■ ROWS

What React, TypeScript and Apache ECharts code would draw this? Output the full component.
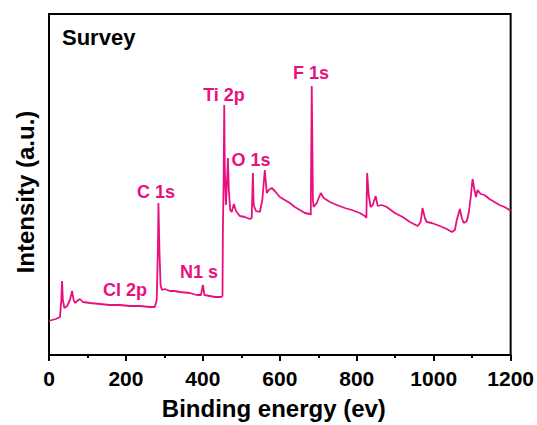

---

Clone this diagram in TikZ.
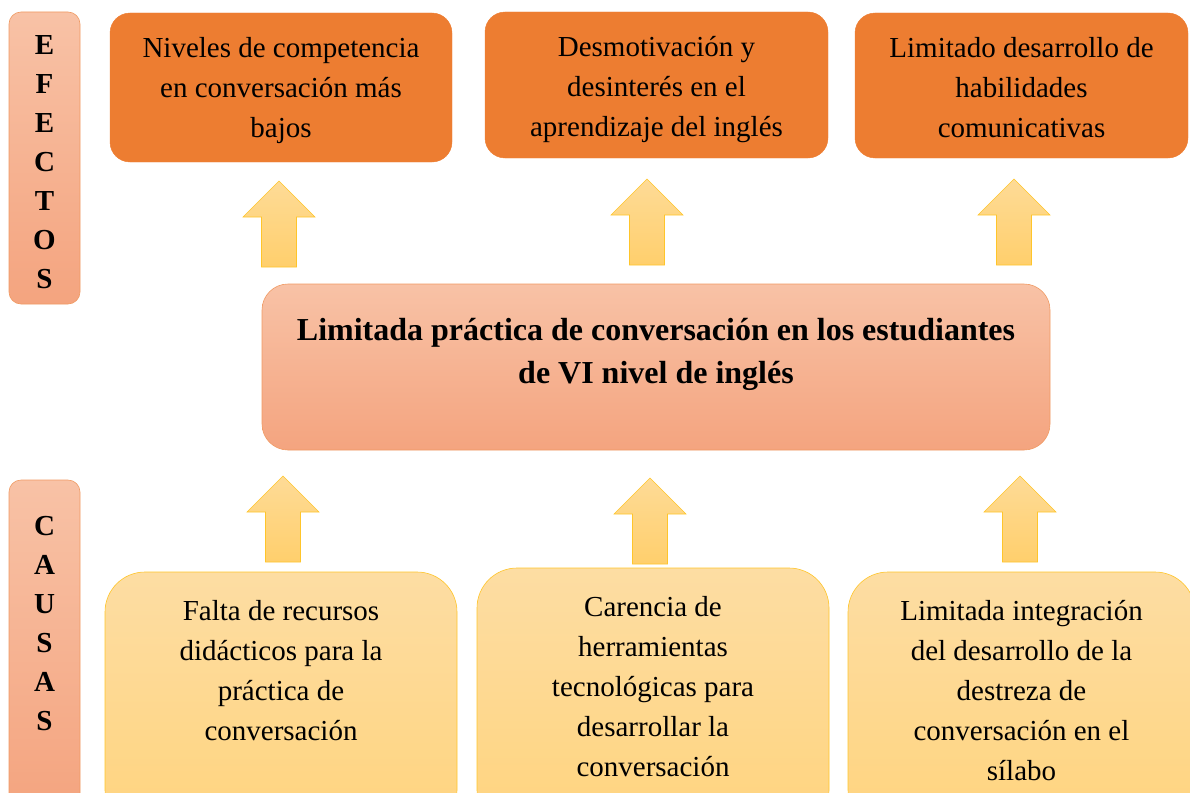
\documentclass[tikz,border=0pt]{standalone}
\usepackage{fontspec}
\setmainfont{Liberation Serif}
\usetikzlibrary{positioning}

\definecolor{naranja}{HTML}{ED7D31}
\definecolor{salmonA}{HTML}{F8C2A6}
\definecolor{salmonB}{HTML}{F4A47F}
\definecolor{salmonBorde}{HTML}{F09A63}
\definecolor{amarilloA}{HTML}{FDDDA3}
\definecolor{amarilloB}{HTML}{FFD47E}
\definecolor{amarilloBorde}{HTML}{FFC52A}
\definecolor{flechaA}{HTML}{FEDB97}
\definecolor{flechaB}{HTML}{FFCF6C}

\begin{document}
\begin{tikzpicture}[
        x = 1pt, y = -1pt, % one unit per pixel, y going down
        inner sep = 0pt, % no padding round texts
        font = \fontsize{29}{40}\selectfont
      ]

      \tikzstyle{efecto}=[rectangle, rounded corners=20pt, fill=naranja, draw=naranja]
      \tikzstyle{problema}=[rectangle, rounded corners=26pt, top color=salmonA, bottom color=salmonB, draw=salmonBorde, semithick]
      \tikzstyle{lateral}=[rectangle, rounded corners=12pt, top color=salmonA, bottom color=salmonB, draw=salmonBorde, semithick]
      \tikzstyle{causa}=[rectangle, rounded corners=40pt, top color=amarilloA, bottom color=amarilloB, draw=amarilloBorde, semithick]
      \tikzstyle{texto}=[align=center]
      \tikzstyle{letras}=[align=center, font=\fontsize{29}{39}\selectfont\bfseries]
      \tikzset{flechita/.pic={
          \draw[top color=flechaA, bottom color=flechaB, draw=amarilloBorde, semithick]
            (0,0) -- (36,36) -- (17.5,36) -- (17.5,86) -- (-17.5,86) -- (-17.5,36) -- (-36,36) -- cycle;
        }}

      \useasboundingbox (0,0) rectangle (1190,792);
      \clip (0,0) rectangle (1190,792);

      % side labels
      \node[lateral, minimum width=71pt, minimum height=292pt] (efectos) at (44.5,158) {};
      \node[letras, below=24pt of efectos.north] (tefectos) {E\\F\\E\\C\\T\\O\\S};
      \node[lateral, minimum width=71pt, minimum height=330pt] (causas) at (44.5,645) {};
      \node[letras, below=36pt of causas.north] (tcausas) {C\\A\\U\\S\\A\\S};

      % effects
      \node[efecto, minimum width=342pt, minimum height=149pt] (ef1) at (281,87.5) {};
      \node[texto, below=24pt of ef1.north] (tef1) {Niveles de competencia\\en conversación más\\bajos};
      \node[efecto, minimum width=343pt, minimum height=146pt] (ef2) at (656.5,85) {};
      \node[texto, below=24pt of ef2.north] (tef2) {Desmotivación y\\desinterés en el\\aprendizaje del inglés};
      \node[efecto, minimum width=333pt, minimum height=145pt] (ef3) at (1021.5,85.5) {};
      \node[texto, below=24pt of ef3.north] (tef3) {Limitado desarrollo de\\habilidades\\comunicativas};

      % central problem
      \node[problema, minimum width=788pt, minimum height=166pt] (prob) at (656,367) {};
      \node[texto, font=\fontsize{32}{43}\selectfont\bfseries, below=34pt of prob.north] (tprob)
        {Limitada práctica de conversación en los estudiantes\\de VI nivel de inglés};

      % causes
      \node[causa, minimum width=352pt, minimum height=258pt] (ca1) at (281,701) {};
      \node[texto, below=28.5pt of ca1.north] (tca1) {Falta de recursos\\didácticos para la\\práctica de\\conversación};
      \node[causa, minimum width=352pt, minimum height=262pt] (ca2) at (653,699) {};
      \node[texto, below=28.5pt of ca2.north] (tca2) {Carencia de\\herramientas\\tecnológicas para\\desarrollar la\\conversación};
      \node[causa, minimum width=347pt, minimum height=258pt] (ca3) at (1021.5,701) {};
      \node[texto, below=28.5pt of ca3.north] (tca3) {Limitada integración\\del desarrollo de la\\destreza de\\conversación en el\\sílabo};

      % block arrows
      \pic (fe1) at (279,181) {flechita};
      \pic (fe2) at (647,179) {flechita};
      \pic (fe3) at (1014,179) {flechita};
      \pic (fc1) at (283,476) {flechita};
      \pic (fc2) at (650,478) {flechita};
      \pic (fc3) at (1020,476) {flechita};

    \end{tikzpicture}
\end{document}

* * *

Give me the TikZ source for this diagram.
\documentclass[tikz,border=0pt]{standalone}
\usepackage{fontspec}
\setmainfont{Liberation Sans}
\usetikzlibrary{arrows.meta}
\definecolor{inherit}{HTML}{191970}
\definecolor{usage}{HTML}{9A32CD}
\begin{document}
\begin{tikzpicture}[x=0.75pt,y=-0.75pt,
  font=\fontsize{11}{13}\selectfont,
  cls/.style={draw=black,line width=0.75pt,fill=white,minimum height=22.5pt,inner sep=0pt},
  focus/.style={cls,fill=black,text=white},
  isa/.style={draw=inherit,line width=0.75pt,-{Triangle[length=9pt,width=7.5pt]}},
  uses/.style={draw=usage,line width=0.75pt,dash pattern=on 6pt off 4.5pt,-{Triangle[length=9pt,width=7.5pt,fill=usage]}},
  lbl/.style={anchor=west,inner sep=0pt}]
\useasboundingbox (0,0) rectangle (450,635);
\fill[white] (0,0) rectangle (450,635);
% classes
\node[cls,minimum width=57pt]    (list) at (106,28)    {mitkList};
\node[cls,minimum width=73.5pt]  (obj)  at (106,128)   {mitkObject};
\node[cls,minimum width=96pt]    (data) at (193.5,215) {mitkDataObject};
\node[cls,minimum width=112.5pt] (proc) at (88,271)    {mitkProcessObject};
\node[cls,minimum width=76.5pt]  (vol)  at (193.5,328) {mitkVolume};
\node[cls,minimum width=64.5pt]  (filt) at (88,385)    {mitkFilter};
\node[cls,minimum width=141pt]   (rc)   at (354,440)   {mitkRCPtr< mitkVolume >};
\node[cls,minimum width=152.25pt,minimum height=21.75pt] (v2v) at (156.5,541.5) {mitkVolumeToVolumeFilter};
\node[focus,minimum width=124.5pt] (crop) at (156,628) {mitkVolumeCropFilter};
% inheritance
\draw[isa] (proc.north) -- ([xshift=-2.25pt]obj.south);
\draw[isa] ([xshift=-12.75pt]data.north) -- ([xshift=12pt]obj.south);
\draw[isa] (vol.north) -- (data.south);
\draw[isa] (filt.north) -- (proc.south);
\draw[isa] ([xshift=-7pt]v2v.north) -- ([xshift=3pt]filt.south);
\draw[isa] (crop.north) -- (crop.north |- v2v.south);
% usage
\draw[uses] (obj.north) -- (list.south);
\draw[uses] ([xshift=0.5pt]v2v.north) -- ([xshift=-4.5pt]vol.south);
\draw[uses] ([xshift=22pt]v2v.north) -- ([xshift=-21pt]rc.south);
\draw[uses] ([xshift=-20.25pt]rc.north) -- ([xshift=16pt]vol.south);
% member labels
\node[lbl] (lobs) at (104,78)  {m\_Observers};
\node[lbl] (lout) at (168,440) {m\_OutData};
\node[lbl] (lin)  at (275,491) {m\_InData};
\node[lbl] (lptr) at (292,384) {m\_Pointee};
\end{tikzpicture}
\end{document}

■ SET EXERCISE
Show the lines of the data that hold the word "diagram".

■ FINISHED ANSWER
Clone this diagram in TikZ.
Give me the TikZ source for this diagram.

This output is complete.